(Charts and diagrams as code)
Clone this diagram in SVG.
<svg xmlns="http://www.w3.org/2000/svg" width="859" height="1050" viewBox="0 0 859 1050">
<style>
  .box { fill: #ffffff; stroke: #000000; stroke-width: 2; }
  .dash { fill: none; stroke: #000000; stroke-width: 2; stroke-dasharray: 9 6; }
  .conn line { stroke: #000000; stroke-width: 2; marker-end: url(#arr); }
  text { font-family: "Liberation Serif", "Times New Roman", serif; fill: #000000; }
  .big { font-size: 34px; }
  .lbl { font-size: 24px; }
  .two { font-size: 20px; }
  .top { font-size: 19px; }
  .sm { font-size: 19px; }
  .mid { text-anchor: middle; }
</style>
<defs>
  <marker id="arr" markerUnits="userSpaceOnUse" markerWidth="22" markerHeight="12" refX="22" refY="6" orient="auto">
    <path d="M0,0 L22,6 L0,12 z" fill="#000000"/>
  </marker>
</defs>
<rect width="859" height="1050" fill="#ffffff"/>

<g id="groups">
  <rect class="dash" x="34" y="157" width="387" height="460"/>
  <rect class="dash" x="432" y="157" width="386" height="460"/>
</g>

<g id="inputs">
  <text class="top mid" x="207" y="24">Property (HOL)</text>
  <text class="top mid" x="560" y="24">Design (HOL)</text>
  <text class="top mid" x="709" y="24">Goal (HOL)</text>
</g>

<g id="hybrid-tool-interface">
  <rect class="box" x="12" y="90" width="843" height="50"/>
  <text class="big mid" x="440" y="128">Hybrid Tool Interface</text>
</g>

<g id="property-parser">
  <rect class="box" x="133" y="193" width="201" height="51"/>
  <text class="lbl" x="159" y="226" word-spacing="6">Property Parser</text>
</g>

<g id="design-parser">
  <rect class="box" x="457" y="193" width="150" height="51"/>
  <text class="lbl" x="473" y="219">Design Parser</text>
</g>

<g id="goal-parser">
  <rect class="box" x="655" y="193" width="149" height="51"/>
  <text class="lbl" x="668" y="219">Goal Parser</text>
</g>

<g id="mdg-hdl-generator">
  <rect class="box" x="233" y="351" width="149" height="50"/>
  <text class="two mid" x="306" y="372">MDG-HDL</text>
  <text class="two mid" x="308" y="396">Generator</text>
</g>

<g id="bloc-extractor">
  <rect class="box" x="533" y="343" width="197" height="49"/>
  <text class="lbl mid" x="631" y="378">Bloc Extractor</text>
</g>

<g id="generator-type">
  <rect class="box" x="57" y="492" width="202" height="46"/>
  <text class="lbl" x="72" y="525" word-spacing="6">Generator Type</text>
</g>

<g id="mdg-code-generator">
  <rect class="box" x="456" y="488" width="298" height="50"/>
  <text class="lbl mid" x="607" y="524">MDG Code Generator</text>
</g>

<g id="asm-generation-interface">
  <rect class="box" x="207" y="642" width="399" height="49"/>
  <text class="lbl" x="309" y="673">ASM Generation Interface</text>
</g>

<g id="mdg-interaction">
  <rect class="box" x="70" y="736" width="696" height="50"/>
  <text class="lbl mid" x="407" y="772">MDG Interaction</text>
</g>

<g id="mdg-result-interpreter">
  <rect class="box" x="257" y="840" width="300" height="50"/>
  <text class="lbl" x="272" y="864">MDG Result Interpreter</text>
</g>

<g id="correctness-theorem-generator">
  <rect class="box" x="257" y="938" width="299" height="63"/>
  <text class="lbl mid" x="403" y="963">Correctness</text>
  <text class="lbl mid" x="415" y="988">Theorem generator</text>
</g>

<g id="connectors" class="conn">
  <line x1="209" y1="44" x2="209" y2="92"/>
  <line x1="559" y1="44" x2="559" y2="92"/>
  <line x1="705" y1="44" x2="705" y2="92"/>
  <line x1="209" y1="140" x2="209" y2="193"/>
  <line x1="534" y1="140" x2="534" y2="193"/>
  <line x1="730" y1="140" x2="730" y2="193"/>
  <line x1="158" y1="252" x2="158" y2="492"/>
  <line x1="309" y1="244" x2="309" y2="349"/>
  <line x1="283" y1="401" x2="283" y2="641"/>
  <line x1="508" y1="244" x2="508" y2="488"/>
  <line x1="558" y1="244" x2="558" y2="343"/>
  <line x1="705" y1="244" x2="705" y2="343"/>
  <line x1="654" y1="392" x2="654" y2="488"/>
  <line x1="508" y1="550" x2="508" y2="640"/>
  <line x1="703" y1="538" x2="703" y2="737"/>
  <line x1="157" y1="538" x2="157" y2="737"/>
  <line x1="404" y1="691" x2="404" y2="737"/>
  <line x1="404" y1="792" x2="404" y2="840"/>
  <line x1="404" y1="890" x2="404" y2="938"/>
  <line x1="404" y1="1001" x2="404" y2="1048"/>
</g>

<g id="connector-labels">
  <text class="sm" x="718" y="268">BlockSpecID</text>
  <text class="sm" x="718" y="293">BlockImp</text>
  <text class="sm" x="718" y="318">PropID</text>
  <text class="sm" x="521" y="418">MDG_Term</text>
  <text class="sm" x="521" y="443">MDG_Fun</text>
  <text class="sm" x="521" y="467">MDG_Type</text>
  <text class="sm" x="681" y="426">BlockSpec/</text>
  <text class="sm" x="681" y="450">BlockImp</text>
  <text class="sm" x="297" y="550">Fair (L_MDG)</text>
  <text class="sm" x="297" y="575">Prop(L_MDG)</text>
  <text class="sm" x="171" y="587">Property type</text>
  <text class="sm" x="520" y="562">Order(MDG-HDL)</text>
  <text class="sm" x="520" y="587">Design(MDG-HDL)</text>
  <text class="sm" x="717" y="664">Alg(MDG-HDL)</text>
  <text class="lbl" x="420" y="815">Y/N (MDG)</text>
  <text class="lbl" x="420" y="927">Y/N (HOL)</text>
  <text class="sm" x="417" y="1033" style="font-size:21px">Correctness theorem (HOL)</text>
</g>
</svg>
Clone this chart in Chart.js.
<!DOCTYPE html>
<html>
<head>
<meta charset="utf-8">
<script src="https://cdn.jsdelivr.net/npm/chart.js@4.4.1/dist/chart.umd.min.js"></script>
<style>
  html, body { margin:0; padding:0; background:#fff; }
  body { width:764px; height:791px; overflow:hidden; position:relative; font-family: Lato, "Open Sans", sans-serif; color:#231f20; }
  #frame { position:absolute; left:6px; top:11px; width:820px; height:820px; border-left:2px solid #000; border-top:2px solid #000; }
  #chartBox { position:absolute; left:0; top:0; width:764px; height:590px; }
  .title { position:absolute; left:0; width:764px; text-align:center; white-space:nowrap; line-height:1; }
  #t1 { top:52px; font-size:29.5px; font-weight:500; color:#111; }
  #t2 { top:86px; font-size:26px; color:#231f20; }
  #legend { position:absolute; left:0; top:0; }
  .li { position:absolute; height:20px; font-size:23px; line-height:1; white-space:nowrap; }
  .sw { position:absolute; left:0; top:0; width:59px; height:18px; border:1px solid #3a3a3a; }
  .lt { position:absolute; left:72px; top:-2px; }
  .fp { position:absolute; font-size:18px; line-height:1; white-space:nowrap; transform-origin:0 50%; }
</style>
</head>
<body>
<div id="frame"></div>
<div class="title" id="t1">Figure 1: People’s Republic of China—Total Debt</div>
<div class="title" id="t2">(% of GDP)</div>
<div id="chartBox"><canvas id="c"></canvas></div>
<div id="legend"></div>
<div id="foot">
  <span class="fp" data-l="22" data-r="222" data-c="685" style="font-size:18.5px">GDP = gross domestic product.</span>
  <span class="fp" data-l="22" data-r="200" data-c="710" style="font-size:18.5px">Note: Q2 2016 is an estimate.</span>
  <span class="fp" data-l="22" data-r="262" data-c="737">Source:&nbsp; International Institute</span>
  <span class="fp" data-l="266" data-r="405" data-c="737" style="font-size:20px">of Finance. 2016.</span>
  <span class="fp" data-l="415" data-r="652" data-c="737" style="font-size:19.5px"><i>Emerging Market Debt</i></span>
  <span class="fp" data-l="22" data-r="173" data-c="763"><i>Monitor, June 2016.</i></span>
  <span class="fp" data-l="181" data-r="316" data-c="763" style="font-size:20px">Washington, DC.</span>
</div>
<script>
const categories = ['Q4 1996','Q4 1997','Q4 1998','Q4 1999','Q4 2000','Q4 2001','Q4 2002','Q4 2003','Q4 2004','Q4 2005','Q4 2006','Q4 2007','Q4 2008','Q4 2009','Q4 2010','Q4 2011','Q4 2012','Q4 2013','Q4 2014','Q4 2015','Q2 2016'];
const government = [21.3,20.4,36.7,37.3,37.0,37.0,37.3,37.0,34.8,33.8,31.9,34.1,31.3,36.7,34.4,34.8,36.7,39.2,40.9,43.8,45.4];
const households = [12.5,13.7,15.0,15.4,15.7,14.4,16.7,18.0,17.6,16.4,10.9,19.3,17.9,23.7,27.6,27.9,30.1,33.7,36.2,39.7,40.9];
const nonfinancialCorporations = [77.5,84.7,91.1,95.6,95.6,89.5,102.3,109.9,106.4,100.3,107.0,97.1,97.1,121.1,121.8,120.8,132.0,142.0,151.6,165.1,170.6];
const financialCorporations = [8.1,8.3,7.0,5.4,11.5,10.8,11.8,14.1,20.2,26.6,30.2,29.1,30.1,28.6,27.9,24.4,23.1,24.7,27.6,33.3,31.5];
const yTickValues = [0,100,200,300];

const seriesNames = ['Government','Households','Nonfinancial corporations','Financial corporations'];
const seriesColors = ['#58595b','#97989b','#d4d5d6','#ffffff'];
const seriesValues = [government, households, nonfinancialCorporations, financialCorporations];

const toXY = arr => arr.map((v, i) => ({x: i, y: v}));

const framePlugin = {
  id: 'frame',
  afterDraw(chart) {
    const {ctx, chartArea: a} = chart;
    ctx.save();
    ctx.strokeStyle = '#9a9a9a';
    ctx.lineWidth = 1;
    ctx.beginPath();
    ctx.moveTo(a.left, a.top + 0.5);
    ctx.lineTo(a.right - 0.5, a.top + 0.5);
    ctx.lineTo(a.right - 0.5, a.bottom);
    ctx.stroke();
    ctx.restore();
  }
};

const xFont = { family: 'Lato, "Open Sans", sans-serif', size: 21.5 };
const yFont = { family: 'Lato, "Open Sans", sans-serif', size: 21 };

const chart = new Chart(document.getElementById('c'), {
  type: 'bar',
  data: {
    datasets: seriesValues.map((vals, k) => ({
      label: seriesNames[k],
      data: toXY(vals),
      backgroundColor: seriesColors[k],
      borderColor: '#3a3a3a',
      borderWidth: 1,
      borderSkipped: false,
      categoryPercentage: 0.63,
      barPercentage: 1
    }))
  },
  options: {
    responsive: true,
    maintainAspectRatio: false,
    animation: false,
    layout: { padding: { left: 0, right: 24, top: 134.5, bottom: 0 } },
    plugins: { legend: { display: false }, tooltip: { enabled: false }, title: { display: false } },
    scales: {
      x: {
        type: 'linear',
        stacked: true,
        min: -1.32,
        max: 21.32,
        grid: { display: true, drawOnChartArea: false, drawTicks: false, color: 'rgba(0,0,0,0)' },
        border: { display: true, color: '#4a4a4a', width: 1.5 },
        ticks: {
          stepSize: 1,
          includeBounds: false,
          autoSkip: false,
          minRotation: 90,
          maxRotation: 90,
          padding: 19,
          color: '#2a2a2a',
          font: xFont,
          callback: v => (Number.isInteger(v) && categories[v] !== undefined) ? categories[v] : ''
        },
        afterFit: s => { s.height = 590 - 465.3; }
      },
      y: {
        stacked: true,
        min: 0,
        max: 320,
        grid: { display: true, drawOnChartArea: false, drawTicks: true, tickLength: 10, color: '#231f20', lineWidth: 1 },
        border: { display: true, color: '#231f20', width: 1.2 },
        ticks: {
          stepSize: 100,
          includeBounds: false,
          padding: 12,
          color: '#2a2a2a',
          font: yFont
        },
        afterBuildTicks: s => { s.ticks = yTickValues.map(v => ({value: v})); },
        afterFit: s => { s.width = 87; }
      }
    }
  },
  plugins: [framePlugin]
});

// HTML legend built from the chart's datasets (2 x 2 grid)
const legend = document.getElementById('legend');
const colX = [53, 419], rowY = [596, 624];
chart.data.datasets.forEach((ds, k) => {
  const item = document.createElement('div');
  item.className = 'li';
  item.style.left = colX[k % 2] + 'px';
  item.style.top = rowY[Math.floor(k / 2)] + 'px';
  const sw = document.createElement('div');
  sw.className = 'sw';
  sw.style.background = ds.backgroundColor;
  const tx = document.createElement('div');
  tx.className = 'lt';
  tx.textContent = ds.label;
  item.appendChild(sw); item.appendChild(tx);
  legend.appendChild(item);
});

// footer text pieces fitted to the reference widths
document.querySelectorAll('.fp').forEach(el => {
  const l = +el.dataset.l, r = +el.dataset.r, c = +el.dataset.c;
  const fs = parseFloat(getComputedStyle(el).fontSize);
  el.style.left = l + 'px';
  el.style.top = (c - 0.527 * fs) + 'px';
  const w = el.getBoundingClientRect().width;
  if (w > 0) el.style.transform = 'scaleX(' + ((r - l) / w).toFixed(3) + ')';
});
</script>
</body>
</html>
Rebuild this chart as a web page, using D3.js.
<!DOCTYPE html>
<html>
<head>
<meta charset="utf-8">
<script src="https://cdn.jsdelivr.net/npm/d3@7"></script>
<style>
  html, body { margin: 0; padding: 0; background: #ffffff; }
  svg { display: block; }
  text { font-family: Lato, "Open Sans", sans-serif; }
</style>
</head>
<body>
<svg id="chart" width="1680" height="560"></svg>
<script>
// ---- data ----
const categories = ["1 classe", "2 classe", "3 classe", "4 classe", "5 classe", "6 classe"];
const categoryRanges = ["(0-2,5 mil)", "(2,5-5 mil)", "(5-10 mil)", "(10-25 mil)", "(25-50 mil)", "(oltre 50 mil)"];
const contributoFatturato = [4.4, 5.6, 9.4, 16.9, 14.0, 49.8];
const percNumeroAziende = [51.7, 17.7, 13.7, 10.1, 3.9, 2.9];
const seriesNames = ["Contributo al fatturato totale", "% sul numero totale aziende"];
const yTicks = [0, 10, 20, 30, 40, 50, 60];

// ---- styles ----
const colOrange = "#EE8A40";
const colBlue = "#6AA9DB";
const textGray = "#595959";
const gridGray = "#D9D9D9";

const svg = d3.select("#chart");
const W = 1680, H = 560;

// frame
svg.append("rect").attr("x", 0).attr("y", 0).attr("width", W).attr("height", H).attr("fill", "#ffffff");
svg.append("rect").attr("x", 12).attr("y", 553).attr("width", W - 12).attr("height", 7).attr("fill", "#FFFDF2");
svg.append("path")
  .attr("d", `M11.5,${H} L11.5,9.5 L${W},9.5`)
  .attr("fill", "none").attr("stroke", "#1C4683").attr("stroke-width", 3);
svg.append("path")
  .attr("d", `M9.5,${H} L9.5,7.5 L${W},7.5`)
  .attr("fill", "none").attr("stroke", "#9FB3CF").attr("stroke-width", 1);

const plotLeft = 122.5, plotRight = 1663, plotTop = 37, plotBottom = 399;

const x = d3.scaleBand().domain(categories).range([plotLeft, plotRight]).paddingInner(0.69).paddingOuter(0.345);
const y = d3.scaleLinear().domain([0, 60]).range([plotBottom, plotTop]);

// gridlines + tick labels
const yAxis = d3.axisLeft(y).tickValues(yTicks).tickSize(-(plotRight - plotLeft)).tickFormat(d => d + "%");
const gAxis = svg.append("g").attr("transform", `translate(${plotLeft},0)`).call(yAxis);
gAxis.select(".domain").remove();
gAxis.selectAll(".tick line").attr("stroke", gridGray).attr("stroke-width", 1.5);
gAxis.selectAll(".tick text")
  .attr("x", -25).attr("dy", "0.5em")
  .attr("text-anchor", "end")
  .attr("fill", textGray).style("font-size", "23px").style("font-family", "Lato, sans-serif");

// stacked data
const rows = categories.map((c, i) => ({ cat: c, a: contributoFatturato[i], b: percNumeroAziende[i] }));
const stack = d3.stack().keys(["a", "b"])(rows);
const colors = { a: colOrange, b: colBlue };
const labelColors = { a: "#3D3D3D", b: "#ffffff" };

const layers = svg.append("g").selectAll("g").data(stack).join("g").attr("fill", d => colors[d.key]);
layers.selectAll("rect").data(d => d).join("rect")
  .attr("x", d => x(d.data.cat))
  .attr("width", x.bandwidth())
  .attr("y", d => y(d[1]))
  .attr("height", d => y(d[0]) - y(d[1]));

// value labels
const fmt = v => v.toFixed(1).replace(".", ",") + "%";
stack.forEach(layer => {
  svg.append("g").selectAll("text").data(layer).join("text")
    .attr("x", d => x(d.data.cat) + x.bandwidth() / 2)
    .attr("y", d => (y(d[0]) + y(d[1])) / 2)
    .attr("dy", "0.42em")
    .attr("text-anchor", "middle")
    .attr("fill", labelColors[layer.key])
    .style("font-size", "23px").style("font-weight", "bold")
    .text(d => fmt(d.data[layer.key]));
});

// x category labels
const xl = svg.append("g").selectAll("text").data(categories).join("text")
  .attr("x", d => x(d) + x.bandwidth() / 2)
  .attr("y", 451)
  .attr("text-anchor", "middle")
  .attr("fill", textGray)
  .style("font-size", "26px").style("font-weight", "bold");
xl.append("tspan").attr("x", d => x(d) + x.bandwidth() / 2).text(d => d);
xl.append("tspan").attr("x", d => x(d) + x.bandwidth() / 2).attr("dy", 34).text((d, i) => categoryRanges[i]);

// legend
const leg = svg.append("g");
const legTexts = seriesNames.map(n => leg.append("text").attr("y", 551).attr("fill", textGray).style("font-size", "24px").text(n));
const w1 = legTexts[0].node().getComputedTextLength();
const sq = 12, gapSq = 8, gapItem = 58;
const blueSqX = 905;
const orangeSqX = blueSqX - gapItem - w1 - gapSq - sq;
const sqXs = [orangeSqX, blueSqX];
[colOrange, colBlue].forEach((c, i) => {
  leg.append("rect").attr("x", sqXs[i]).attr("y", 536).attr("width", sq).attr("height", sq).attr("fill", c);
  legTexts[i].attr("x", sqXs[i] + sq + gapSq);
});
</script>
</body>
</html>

- **The exercise**: From the records above, retype only the lines starting at the line that contains "Rebuild this chart" and ending at the line that contains "const plotLeft = 122.5, plotRight", both included.

- **Task output**:
Rebuild this chart as a web page, using D3.js.
<!DOCTYPE html>
<html>
<head>
<meta charset="utf-8">
<script src="https://cdn.jsdelivr.net/npm/d3@7"></script>
<style>
  html, body { margin: 0; padding: 0; background: #ffffff; }
  svg { display: block; }
  text { font-family: Lato, "Open Sans", sans-serif; }
</style>
</head>
<body>
<svg id="chart" width="1680" height="560"></svg>
<script>
// ---- data ----
const categories = ["1 classe", "2 classe", "3 classe", "4 classe", "5 classe", "6 classe"];
const categoryRanges = ["(0-2,5 mil)", "(2,5-5 mil)", "(5-10 mil)", "(10-25 mil)", "(25-50 mil)", "(oltre 50 mil)"];
const contributoFatturato = [4.4, 5.6, 9.4, 16.9, 14.0, 49.8];
const percNumeroAziende = [51.7, 17.7, 13.7, 10.1, 3.9, 2.9];
const seriesNames = ["Contributo al fatturato totale", "% sul numero totale aziende"];
const yTicks = [0, 10, 20, 30, 40, 50, 60];

// ---- styles ----
const colOrange = "#EE8A40";
const colBlue = "#6AA9DB";
const textGray = "#595959";
const gridGray = "#D9D9D9";

const svg = d3.select("#chart");
const W = 1680, H = 560;

// frame
svg.append("rect").attr("x", 0).attr("y", 0).attr("width", W).attr("height", H).attr("fill", "#ffffff");
svg.append("rect").attr("x", 12).attr("y", 553).attr("width", W - 12).attr("height", 7).attr("fill", "#FFFDF2");
svg.append("path")
  .attr("d", `M11.5,${H} L11.5,9.5 L${W},9.5`)
  .attr("fill", "none").attr("stroke", "#1C4683").attr("stroke-width", 3);
svg.append("path")
  .attr("d", `M9.5,${H} L9.5,7.5 L${W},7.5`)
  .attr("fill", "none").attr("stroke", "#9FB3CF").attr("stroke-width", 1);

const plotLeft = 122.5, plotRight = 1663, plotTop = 37, plotBottom = 399;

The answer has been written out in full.